The client waits until both are created, a server can garbage collect the resource.
The client now creates a new resource in each pod that describes the modifications made. The resources have a property sgo:acid-force-when that forces the garbage collector to finish the resource in case the condition is matched. This condition will be: if the changes come through in the other container.
Again, we wait on the creation of both resources.
When both are created, now change both resources. In case one update fails, the garbage collector will need to materialize the changes because the other update passed.
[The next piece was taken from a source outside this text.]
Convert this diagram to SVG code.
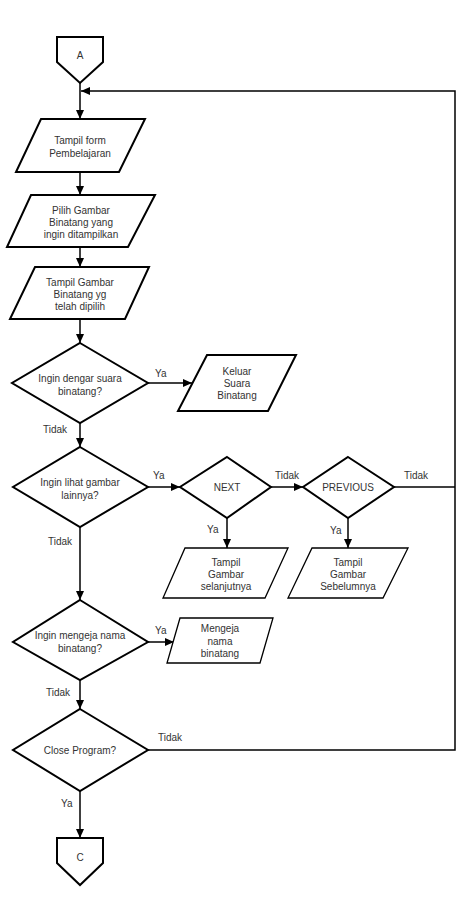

NOTE: You have a race condition! Bob’s canonical is in the process of being changed, but it has not been changed yet

More failures: if commit to A and B, and B does not receive, then A commits and dies. B has no way of knowing whether A committed or not.
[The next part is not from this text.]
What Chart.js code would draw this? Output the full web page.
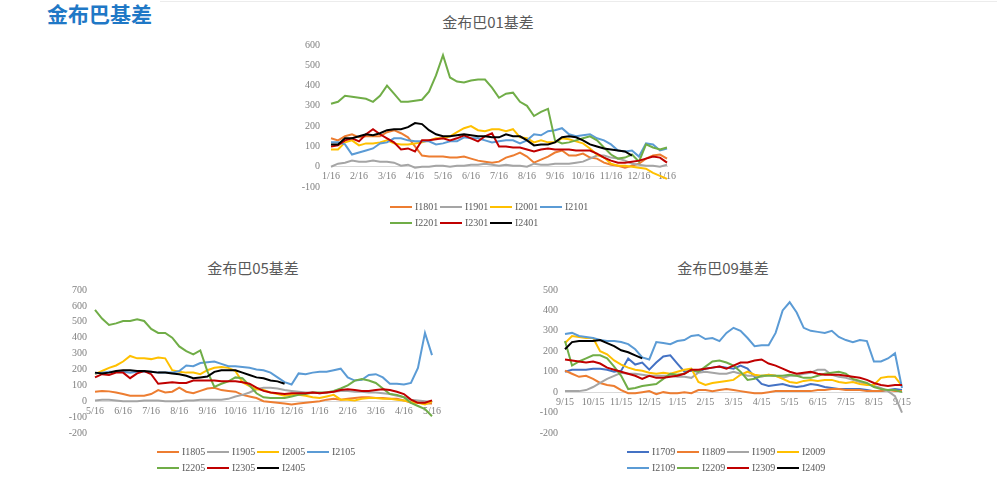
<!DOCTYPE html>
<html>
<head>
<meta charset="utf-8">
<script src="https://cdn.jsdelivr.net/npm/chart.js@4.4.0/dist/chart.umd.min.js"></script>
<style>
  body { margin: 0; width: 997px; height: 477px; background: #fff; position: relative; overflow: hidden; }
  canvas { position: absolute; }
  .topline { position: absolute; left: 160px; top: 1px; width: 837px; height: 1px; background: #ececec; }
  h1 { position: absolute; left: 47px; top: 0; margin: 0; font: bold 21px/26px 'Noto Sans CJK SC'; color: #1f78c6; }
  .title { position: absolute; font: 15px/20px 'Noto Sans CJK SC'; color: #595959; transform: translateX(-50%); white-space: nowrap; }
  .lg { position: absolute; height: 12px; font: 10px/12px 'Liberation Serif', serif; color: #595959; white-space: nowrap; }
  .lg i { position: absolute; left: 0; top: 5px; width: 22px; height: 2px; }
  .lg b { position: absolute; left: 25px; top: 0; font-weight: normal; }
</style>
</head>
<body>
<div class="topline"></div>
<h1>金布巴基差</h1>
<div class="title" style="left:488px;top:12px">金布巴01基差</div>
<div class="title" style="left:253px;top:258px">金布巴05基差</div>
<div class="title" style="left:723px;top:258px">金布巴09基差</div>
<canvas id="c01" width="396" height="162" style="left:291px;top:35px"></canvas>
<canvas id="c05" width="392" height="163" style="left:60px;top:280px"></canvas>
<canvas id="c09" width="392" height="163" style="left:530px;top:280px"></canvas>
<script>
// 月份刻度（每月4个周度点）
var ticks01 = ['1/16','2/16','3/16','4/16','5/16','6/16','7/16','8/16','9/16','10/16','11/16','12/16','1/16'];
var ticks05 = ['5/16','6/16','7/16','8/16','9/16','10/16','11/16','12/16','1/16','2/16','3/16','4/16','5/16'];
var ticks09 = ['9/15','10/15','11/15','12/15','1/15','2/15','3/15','4/15','5/15','6/15','7/15','8/15','9/15'];

// 01合约基差
var names01 = ['I1801','I1901','I2001','I2101','I2201','I2301','I2401'];
var i1801 = [140,130,150,160,145,150,150,150,170,180,165,145,100,55,50,50,50,45,45,50,40,30,25,20,25,45,55,70,50,20,35,50,70,80,55,55,65,45,40,20,10,5,-5,5,15,40,55,60,40];
var i1901 = [0,15,20,30,25,25,30,25,25,20,5,10,-5,0,0,5,5,0,5,5,10,10,15,10,5,10,5,5,0,15,10,10,15,15,15,20,25,40,55,55,45,40,30,15,10,5,5,0,10];
var i2001 = [85,85,120,130,105,115,115,120,130,115,110,110,115,120,130,140,140,150,170,190,200,180,175,185,185,175,185,145,140,120,130,120,120,140,135,125,115,90,60,45,15,5,5,0,-5,-10,-30,-45,-60];
var i2101 = [120,120,110,60,70,80,90,115,120,140,140,130,125,125,125,110,115,125,125,145,140,140,130,120,125,130,130,115,130,160,155,175,180,190,160,150,155,160,140,130,110,80,75,80,50,115,110,80,90];
var i2201 = [310,320,350,345,340,335,320,350,400,360,320,320,325,330,370,450,550,440,420,415,425,430,430,390,340,360,365,320,300,250,270,285,130,115,120,130,140,150,130,95,60,40,45,60,25,110,95,85,95];
var i2301 = [100,105,130,140,125,160,185,160,140,120,85,90,75,130,130,135,140,130,140,155,140,125,150,165,100,100,95,95,85,75,85,90,85,85,85,80,80,80,65,45,30,20,20,25,30,40,50,45,20];
var i2401 = [110,110,140,140,150,160,155,165,180,185,185,195,215,210,180,160,150,150,155,160,155,150,150,145,145,160,150,150,130,105,110,110,120,145,150,145,130,110,100,90,85,80,75,55,null,null,null,null,null];

// 05合约基差
var names05 = ['I1805','I1905','I2005','I2105','I2205','I2305','I2405'];
var i1805 = [60,65,62,55,45,35,35,35,45,70,55,60,85,60,50,65,80,85,70,65,60,40,30,20,0,-5,-10,-15,-20,-15,-10,-5,0,10,15,10,15,20,25,25,20,20,15,15,5,-10,-10,-15,-15];
var i1905 = [5,10,10,5,0,0,0,5,5,5,0,0,0,5,5,10,10,10,10,15,30,40,55,75,85,85,80,70,65,60,55,55,50,55,60,65,65,60,60,55,55,50,45,35,25,10,5,0,-5];
var i2005 = [170,190,210,225,250,285,270,270,265,275,270,195,185,180,180,170,195,210,215,210,190,120,95,75,70,55,45,35,40,40,35,25,20,30,40,10,10,5,15,20,20,15,15,10,5,-5,-10,-20,0];
var i2105 = [175,180,185,185,185,180,185,185,185,180,180,180,190,225,220,240,245,250,235,220,220,215,210,200,195,180,150,120,105,175,170,180,185,185,195,205,150,130,135,165,170,150,110,110,105,115,210,430,290];
var i2205 = [575,520,480,490,505,505,515,505,455,430,430,400,345,315,295,320,190,90,110,125,150,145,100,50,25,20,20,20,30,40,45,55,55,55,65,80,100,130,140,130,115,80,45,40,25,-10,-30,-50,-95];
var i2305 = [150,170,165,180,180,145,175,190,170,110,115,120,115,115,130,130,130,130,125,125,125,120,110,85,65,55,50,45,50,50,50,55,50,55,60,70,75,70,65,65,70,75,70,60,45,10,-10,-10,5];
var i2405 = [180,175,180,190,195,195,190,190,185,180,180,175,170,160,145,150,155,185,195,195,195,180,165,150,145,130,125,110,null,null,null,null,null,null,null,null,null,null,null,null,null,null,null,null,null,null,null,null,null];

// 09合约基差
var names09 = ['I1709','I1809','I1909','I2009','I2109','I2209','I2309','I2409'];
var i1709 = [100,110,110,110,115,115,110,100,105,165,135,145,110,145,175,180,140,100,105,100,115,120,125,120,115,130,115,75,40,30,35,40,30,25,30,40,35,25,20,15,15,15,15,10,5,5,10,15,10];
var i1809 = [105,90,75,80,65,45,35,30,10,-5,-5,0,5,-10,0,-5,-5,0,-5,10,10,5,10,15,10,5,0,-5,-5,0,5,5,5,5,5,5,10,10,15,15,10,10,10,5,5,5,10,5,5];
var i1909 = [5,5,5,10,25,45,65,80,95,90,90,85,80,80,80,80,75,75,70,95,100,95,90,90,100,90,80,80,75,85,80,70,80,80,90,95,110,110,85,75,70,60,50,40,30,20,5,-20,-100];
var i2009 = [240,275,270,265,265,200,185,155,135,120,110,105,95,90,95,90,100,110,115,50,35,45,50,55,60,85,100,85,80,85,80,65,50,45,55,60,55,60,60,50,45,50,40,35,35,70,75,75,30];
var i2109 = [285,290,275,270,265,255,250,250,245,235,210,170,160,245,240,235,250,255,275,280,260,265,250,290,315,300,265,225,230,230,290,400,440,390,315,300,295,290,300,270,255,245,255,250,150,150,165,190,20];
var i2209 = [250,130,150,165,180,180,165,125,80,15,20,30,35,40,65,90,85,90,110,100,125,150,155,145,130,100,60,65,80,80,80,80,85,80,70,70,80,90,95,100,90,65,55,45,25,15,10,10,0];
var i2309 = [160,155,150,145,150,140,120,110,100,90,80,65,80,70,70,75,80,90,110,110,115,120,125,115,130,145,145,155,160,140,130,115,100,90,95,100,90,85,85,85,80,75,70,60,45,35,30,35,35];
var i2409 = [210,245,250,250,250,255,240,225,205,195,180,165,null,null,null,null,null,null,null,null,null,null,null,null,null,null,null,null,null,null,null,null,null,null,null,null,null,null,null,null,null,null,null,null,null,null,null,null,null];

var orange = '#ed7d31', gray = '#a5a5a5', yellow = '#ffc000', blue = '#5b9bd5',
    green = '#70ad47', red = '#c00000', black = '#000000', navy = '#4472c4';

function weekLabels(months) {
    var out = [];
    months.forEach(function (m, k) {
        out.push(m);
        if (k < months.length - 1) out.push('', '', '');
    });
    return out;
}

function makeChart(id, months, names, series, colors, yMin, yMax, yWidth, gap) {
    var n = series.length;
    var datasets = series.map(function (d, k) {
        return {
            label: names[k],
            data: d,
            borderColor: colors[k],
            backgroundColor: colors[k],
            borderWidth: 2,
            pointRadius: 0,
            tension: 0,
            fill: false,
            order: n - k
        };
    });
    var tickFont = { family: 'Liberation Serif', size: 10 };
    return new Chart(document.getElementById(id), {
        type: 'line',
        data: { labels: weekLabels(months), datasets: datasets },
        options: {
            responsive: false,
            maintainAspectRatio: false,
            animation: false,
            layout: { padding: { top: 4, bottom: 4, right: 20, left: 0 } },
            plugins: { legend: { display: false }, tooltip: { enabled: false } },
            scales: {
                x: {
                    type: 'category',
                    position: { y: 0 },
                    grid: { display: false, drawTicks: false },
                    border: { display: true, color: '#d9d9d9', width: 1 },
                    ticks: { autoSkip: false, maxRotation: 0, minRotation: 0, padding: 4, font: tickFont, color: '#7f7f7f' }
                },
                y: {
                    min: yMin,
                    max: yMax,
                    grid: { display: false, drawTicks: false },
                    border: { display: false },
                    ticks: { stepSize: 100, padding: gap, font: tickFont, color: '#7f7f7f' },
                    afterFit: function (s) { s.width = yWidth; }
                }
            }
        }
    });
}

// 把绘图区对齐到页面上的目标位置
function placeArea(chart, l, t, r, b) {
    var a = chart.chartArea;
    var padL = a.left, padT = a.top, padR = chart.width - a.right, padB = chart.height - a.bottom;
    chart.canvas.style.left = (l - padL) + 'px';
    chart.canvas.style.top = (t - padT) + 'px';
    chart.resize(Math.round(padL + (r - l) + padR), Math.round(padT + (b - t) + padB));
}

// HTML 图例，两行，每行4项
function makeLegend(chart, left, top) {
    chart.data.datasets.forEach(function (ds, k) {
        var el = document.createElement('div');
        el.className = 'lg';
        el.style.left = (left + (k % 4) * 50) + 'px';
        el.style.top = (top + Math.floor(k / 4) * 16) + 'px';
        el.innerHTML = '<i style="background:' + ds.borderColor + '"></i><b>' + ds.label + '</b>';
        document.body.appendChild(el);
    });
}

var chart01 = makeChart('c01', ticks01, names01,
    [i1801, i1901, i2001, i2101, i2201, i2301, i2401],
    [orange, gray, yellow, blue, green, red, black], -100, 600, 40, 11);
var chart05 = makeChart('c05', ticks05, names05,
    [i1805, i1905, i2005, i2105, i2205, i2305, i2405],
    [orange, gray, yellow, blue, green, red, black], -200, 700, 35, 8);
var chart09 = makeChart('c09', ticks09, names09,
    [i1709, i1809, i1909, i2009, i2109, i2209, i2309, i2409],
    [navy, orange, gray, yellow, blue, green, red, black], -200, 500, 35, 7);

placeArea(chart01, 331, 45, 667, 187);
placeArea(chart05, 95, 290, 432, 433);
placeArea(chart09, 565, 290, 902, 433);

makeLegend(chart01, 390, 201);
makeLegend(chart05, 157, 446);
makeLegend(chart09, 627, 446);
</script>
</body>
</html>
Always use sgo:state-requirements to validate that locks have not been garbage collected!

ACID support can also be done by a server that allows storage in case some sgo:state-requirements match.

It might be better to handle this at a lower level. Enabling ACID on http2 enabled connections where a transaction needs to happen in a single tls connection. The server is in those cases sure that a server is still responsive (open connection). ACID over the web?

Shape descriptions

Ontology Evaluation

In this section, we evaluate an automated client that uses ACP and our ontology guidance system to the user stories for each storage mechanism. The ontology we created could work on different storage mechanisms with different effectiveness. We do not consider data-discovery mechanism as this is actively being researched by query experts, and we believe an index should provide update mechanism themselves. In future research, it might be beneficial to also consider updating the index as part of the update query. We further assume the use of SPARQL as it allows users to enter broad queries that are in line with our data dependence requirements.